Size converters on the internet throw me off because in the Netherlands I’m a 36, a Small (providing I get a bit of extra room for ‘the ladies’). The converter says that a (German) 36 is a US 8, Medium. A Medium? That sounds big. A US Small is a German 34 however which is way too small for me. Than there’s vanity sizing where clothes companies suddenly called an M an S or the other way around. Has to do with making the customer feel they are smaller than they are? Or guilting them into buying more? I don’t know, I never shop anymore, I’m a hermit in a sheep’s fleece.

pic by Markus Biehal

From knitting I do know a bit about sizing. Size is all about the frame. Your garment has to fit the back of your shoulders and the waist should be about the height of your waist. But you can amend the position of the waist easily (I think). You cannot amend shoulder width easily. Your shoulders is where the garment hangs from, get that size right.

So: I’ll base my ‘size’ for sewing patterns on my frame and plan to adjust the rest. I measured my upperbust and I think for Butterick I’m a 16 with hips going to 14.

(Converter says a US16 is an Xtra Large and a German 44. They are mad. I’d swim in a 44!) Yay, Butterick and Vogue don’t do vanity sizing, they are consistent in their measurements.

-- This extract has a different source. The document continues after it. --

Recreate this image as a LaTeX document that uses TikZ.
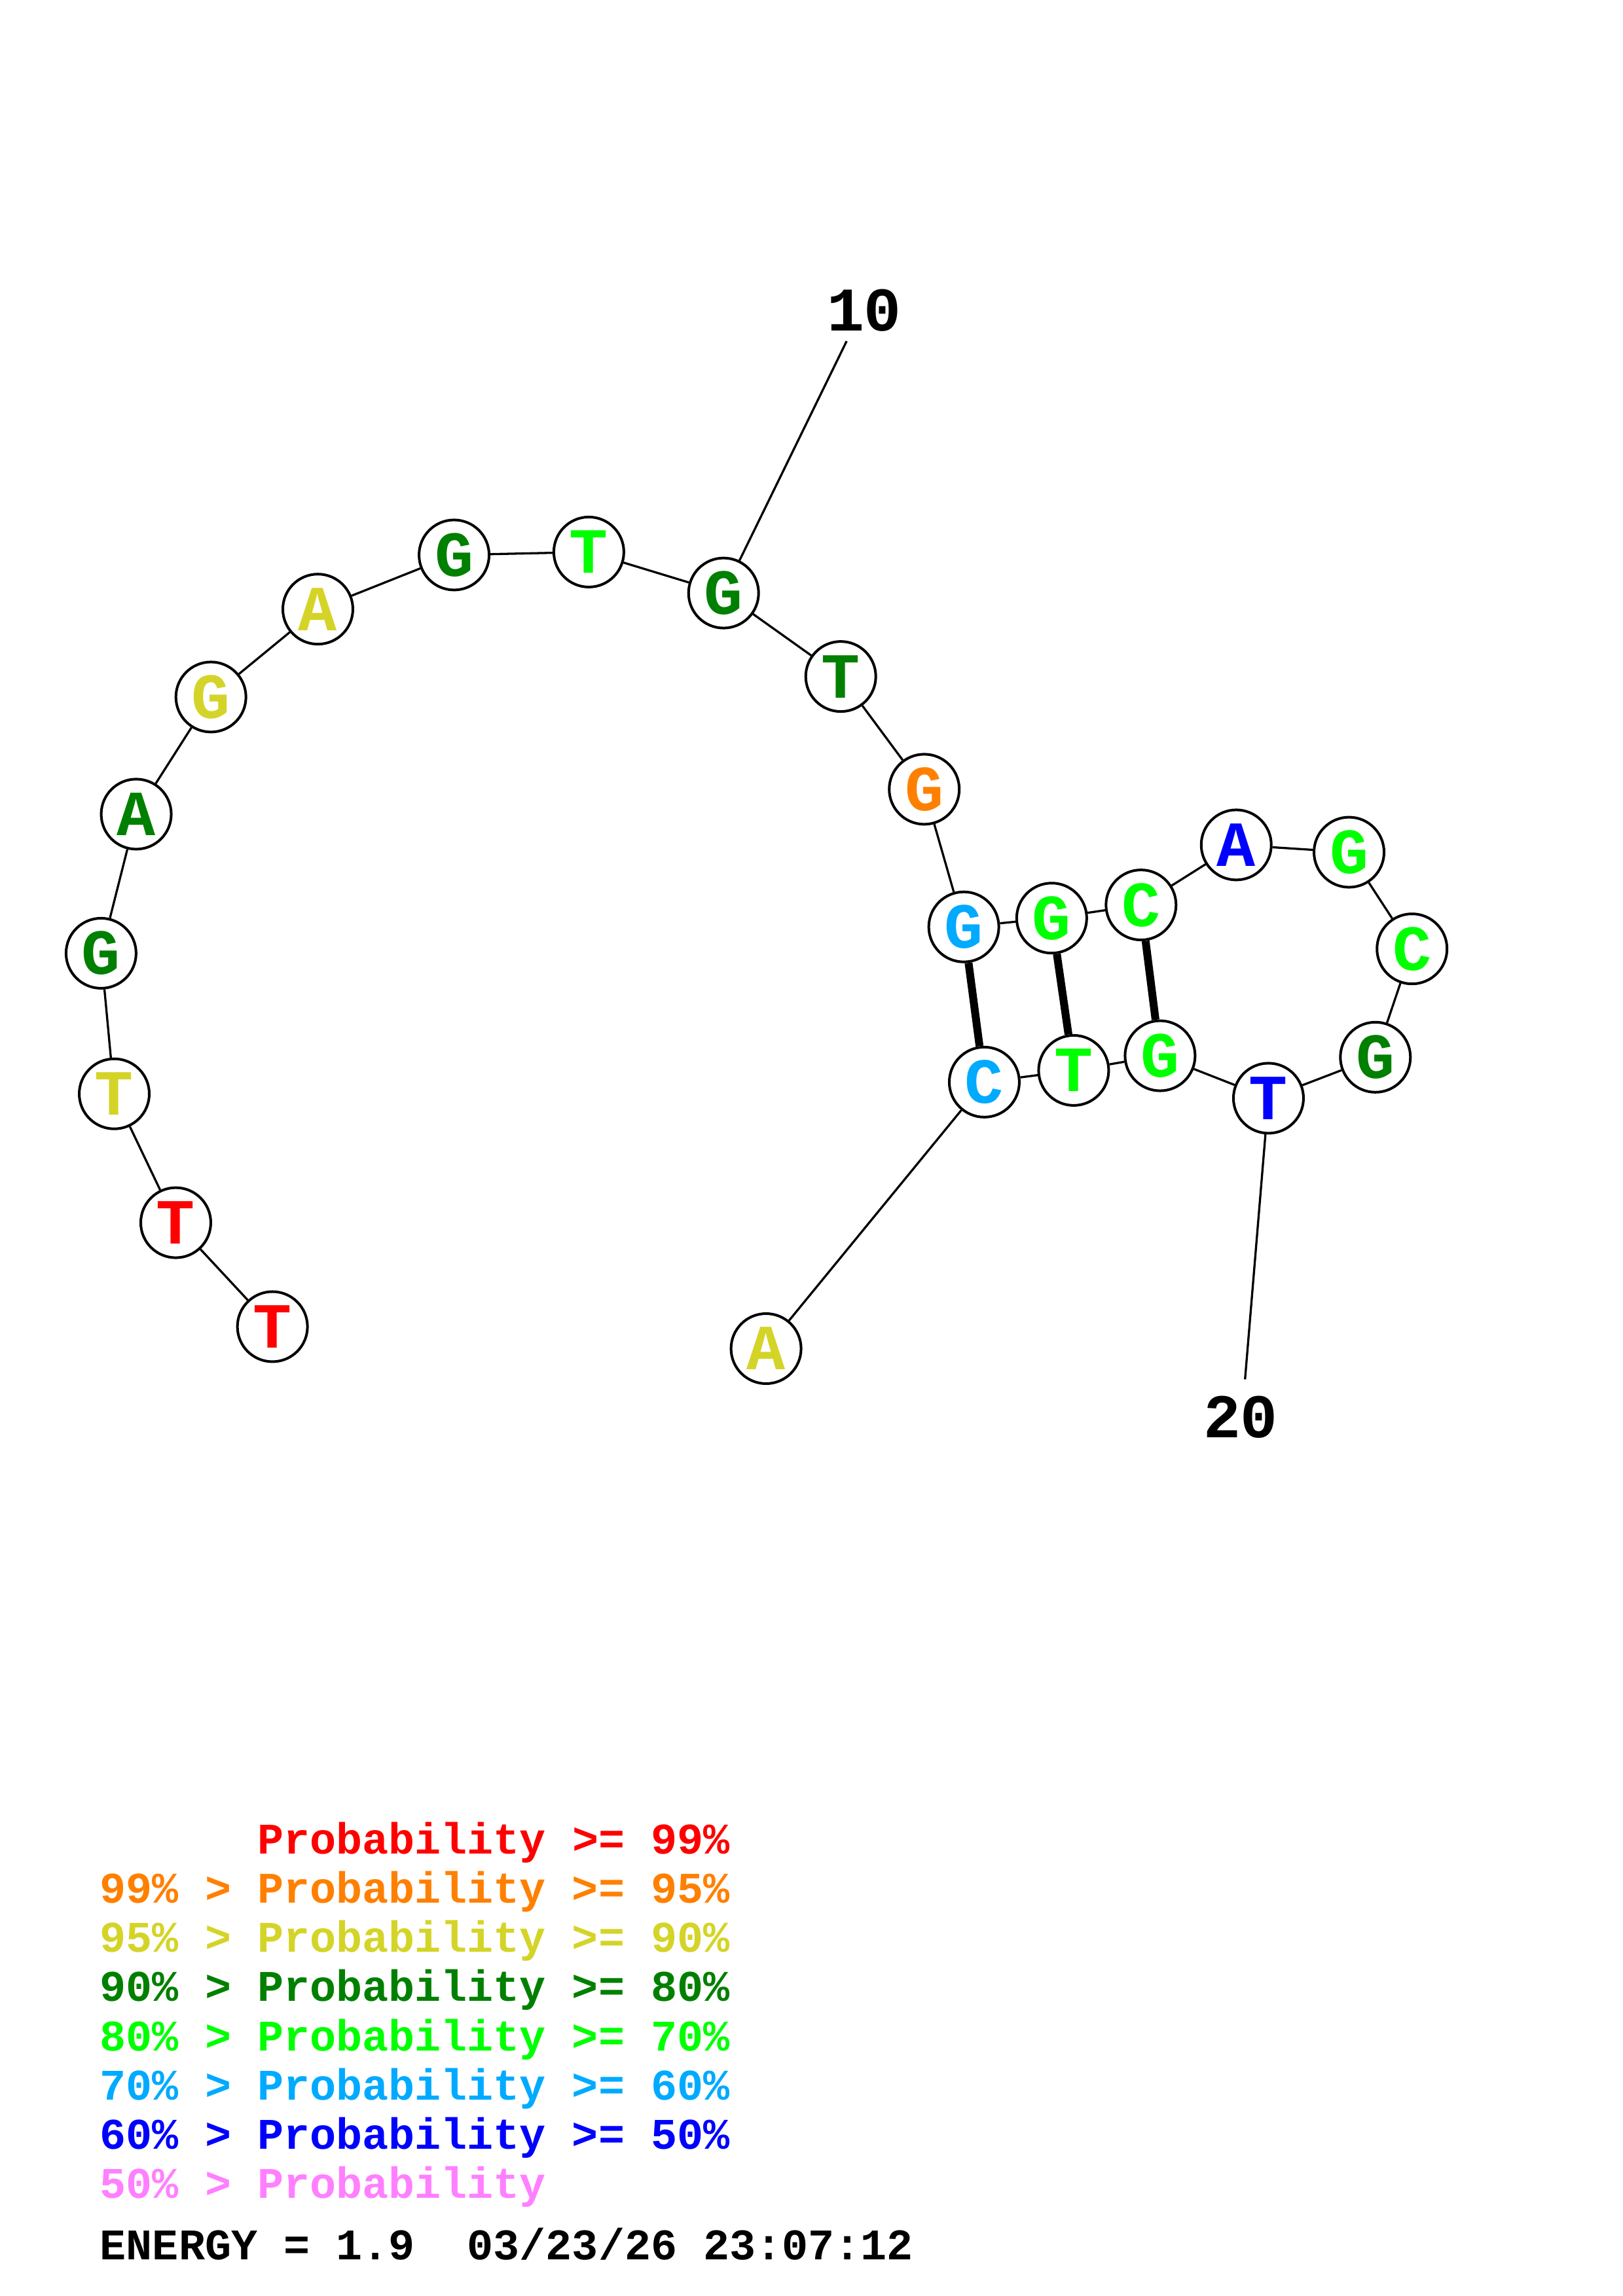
\documentclass[tikz,border=0pt]{standalone}
\usepackage{fontspec}
\setmonofont{Liberation Mono}
\definecolor{pA}{RGB}{255,0,0}
\definecolor{pB}{RGB}{255,128,0}
\definecolor{pC}{RGB}{212,212,40}
\definecolor{pD}{RGB}{0,128,0}
\definecolor{pE}{RGB}{0,255,0}
\definecolor{pF}{RGB}{0,170,255}
\definecolor{pG}{RGB}{0,0,255}
\definecolor{pH}{RGB}{255,128,255}
\tikzset{
  base/.style={circle, draw, line width=0.4mm, fill=white, minimum size=10.7mm, inner sep=0pt,
    font=\ttfamily\bfseries\fontsize{28}{28}\selectfont},
  chain/.style={line width=0.33mm},
  pairline/.style={line width=1.2mm},
  numlabel/.style={inner sep=0pt, font=\ttfamily\bfseries\fontsize{27}{27}\selectfont},
  legend/.style={anchor=base west, inner sep=0pt, font=\ttfamily\bfseries\fontsize{19}{19}\selectfont}
}
\begin{document}
\begin{tikzpicture}[x=0.22374mm, y=-0.22374mm]
  \useasboundingbox (0,0) rectangle (1108,1568);
  % Nodes
  \foreach \i/\x/\y/\b/\c in {1/186/906/T/pA, 2/120/835/T/pA, 3/78/747/T/pC, 4/69/651/G/pD,
      5/93/556/A/pD, 6/144/476/G/pC, 7/217/416/A/pC, 8/310/379/G/pD, 9/402/377/T/pE,
      10/494/405/G/pD, 11/574/462/T/pD, 12/631/539/G/pB, 13/658/633/G/pF, 14/718/627/G/pE,
      15/779/618/C/pE, 16/844/577/A/pG, 17/921/582/G/pE, 18/964/648/C/pE, 19/939/722/G/pD,
      20/866/750/T/pG, 21/792/721/G/pE, 22/733/731/T/pE, 23/672/739/C/pF, 24/523/921/A/pC}
  \node[base, text=\c] (N\i) at (\x,\y) {\b};

  % Edges
  \foreach \i [count=\j from 2] in {1,...,23}
  \draw[chain] (N\i) -- (N\j);
  \foreach \i/\j in {13/23, 14/22, 15/21}
  \draw[pairline] (N\i) -- (N\j);

  % Position labels
  \node[numlabel] (ten) at (590,212) {10};
  \node[numlabel] (twenty) at (847,968) {20};
  \coordinate (tenend) at (578,233);
  \coordinate (twentyend) at (850,942);
  \draw[chain] (tenend) -- (N10);
  \draw[chain] (twentyend) -- (N20);

  % Legend
  \foreach \c/\t [count=\k from 0] in {pA/\phantom{99\% > }Probability >= 99\%,
      pB/99\% > Probability >= 95\%, pC/95\% > Probability >= 90\%,
      pD/90\% > Probability >= 80\%, pE/80\% > Probability >= 70\%,
      pF/70\% > Probability >= 60\%, pG/60\% > Probability >= 50\%,
      pH/50\% > Probability}
  \node[legend, text=\c] (L\k) at (68,{1266+33.6*\k}) {\t};
  \node[legend] (energy) at (68,1543) {ENERGY = 1.9~~03/23/26 23:07:12};
\end{tikzpicture}
\end{document}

I’m a 16 in sewing patterns and an 8 when buying of the rack. Mystery solved.

Just let me jot down some numbers here, so I can find them again. A blog is so much more convenient than scribbling on the inside of the carton wrappers of chocolate tablets! It’s Lindt 85% though, so I’ll keep bringing them into the house and scribble away.

pic from

my measurements:

upperbust: 92 cm/ 36″

bust: 97 cm/ 38″

waist: 76 cm/30″

hip: 96 cm/ nearly 38″

neck to waist: 40 cm/ 15,75″

bra: 70FF (don’t get me started on bra size converters!)

at 1.61cm/ 5′ 4″ I’m a Miss Petite to Vogue and Butterick patterns. Waist to hip is standard 18 cm/ 7″ in their patterns.

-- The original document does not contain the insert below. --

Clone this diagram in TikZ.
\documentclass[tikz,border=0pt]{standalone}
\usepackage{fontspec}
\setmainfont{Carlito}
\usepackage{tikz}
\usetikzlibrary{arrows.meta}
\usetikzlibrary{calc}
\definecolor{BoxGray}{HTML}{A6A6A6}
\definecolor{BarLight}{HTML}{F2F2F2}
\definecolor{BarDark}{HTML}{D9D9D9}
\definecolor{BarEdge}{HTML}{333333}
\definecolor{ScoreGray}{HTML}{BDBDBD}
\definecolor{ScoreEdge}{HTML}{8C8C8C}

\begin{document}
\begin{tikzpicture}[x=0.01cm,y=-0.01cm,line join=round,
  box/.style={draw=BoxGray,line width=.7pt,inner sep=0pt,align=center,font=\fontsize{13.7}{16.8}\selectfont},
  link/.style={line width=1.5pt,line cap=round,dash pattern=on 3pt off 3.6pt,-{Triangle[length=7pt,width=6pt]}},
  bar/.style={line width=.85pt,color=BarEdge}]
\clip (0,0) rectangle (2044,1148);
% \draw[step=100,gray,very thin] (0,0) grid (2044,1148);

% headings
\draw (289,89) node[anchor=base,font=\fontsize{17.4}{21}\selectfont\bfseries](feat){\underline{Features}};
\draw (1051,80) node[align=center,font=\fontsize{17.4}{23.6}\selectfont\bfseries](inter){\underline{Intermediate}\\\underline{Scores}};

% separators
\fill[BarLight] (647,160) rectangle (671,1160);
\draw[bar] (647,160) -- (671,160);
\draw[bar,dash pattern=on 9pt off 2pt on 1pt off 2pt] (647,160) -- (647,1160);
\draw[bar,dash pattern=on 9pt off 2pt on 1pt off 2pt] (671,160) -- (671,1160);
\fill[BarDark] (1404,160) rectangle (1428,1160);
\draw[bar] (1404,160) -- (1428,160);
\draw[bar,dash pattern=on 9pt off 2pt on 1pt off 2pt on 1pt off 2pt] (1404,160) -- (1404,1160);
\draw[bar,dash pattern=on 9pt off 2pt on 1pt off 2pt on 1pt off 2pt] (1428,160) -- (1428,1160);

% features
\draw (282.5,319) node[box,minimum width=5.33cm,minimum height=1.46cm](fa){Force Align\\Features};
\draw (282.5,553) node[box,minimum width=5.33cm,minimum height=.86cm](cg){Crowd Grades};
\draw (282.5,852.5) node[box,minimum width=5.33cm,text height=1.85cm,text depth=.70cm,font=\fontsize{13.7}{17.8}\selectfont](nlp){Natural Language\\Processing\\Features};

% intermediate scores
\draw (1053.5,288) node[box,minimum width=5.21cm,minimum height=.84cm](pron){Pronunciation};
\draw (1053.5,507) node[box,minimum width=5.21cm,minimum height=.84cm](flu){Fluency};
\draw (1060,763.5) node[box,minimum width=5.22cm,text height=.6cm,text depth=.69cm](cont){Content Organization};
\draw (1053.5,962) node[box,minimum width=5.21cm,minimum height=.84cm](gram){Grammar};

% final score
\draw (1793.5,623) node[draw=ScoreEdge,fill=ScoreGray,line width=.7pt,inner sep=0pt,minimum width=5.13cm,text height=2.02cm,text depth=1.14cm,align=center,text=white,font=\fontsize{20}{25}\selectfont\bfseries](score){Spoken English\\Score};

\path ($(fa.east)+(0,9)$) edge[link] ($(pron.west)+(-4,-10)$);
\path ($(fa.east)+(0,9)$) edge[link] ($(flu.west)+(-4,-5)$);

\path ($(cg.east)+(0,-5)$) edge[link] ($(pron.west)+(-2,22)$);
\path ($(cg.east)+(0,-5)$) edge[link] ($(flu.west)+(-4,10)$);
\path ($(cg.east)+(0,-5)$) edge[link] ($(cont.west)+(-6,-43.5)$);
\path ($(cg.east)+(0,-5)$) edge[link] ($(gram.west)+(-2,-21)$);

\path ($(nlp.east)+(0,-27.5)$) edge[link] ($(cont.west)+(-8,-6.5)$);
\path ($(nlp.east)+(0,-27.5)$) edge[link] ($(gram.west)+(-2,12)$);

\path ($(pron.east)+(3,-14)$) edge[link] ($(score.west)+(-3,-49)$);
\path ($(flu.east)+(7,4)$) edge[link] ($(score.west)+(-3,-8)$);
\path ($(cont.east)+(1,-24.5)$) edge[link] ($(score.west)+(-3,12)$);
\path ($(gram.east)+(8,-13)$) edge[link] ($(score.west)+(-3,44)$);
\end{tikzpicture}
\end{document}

pic by Ariel da Silva Parreira

Things I do not know yet:

Lining. It is important. I believe this is a separate dress you make from the same pattern. You ‘hang’ it in the dress and you attach it to it. It is there to give the outer dress some stability and prevent seeing through and make the outer dress swirl around your body and not cling to it. I think.

O no! I have to learn about ease all over again! knitting stretches and I’ve got a basic of understanding knitting ease now. But sewing!

And seams! There will be seams!

and fabric…. which has bias. And grain. I can’t have grain, I don’t like gluten.

so much more to learn.

A few things to remember:

– make a dummy dress first. This is called a twirl or a voile I believe. Or a toile?

– my sewing machine is a vintage foot treadle. It goes to and fro. No fancy stitches. No fraying fabric. Just keep it simple.

– there’s a lot of hand sewing involved in sewing a garment. That machine is a workhorse. The fine print is done by hand.

– this is a multiple day project (think weeks). Make sure to put your stuff away in an orderly fashion (with notes would be splendid) so you know where to pick it up again. No need to invent the wheel every time you get out the project. A box of its own would be perfect.

– I plan to perfect one pattern, fit it perfectly to my body measurements. Than use that for future dresses.

It will be fun. And for once I showed up on time to participate in a trend!

pic by Zsuzsanna Kilian

Now for fun: go google some pictures of the patterns (try one and try two, not sure these links work), it’s amazing what different dresses these patterns yield. Dresses on real people! I’m already learning so much! and and many more sewing platforms have a lot to offer. So many women generously share their knowledge and experience. I love it and feel part of it, while reposing and reclusing.”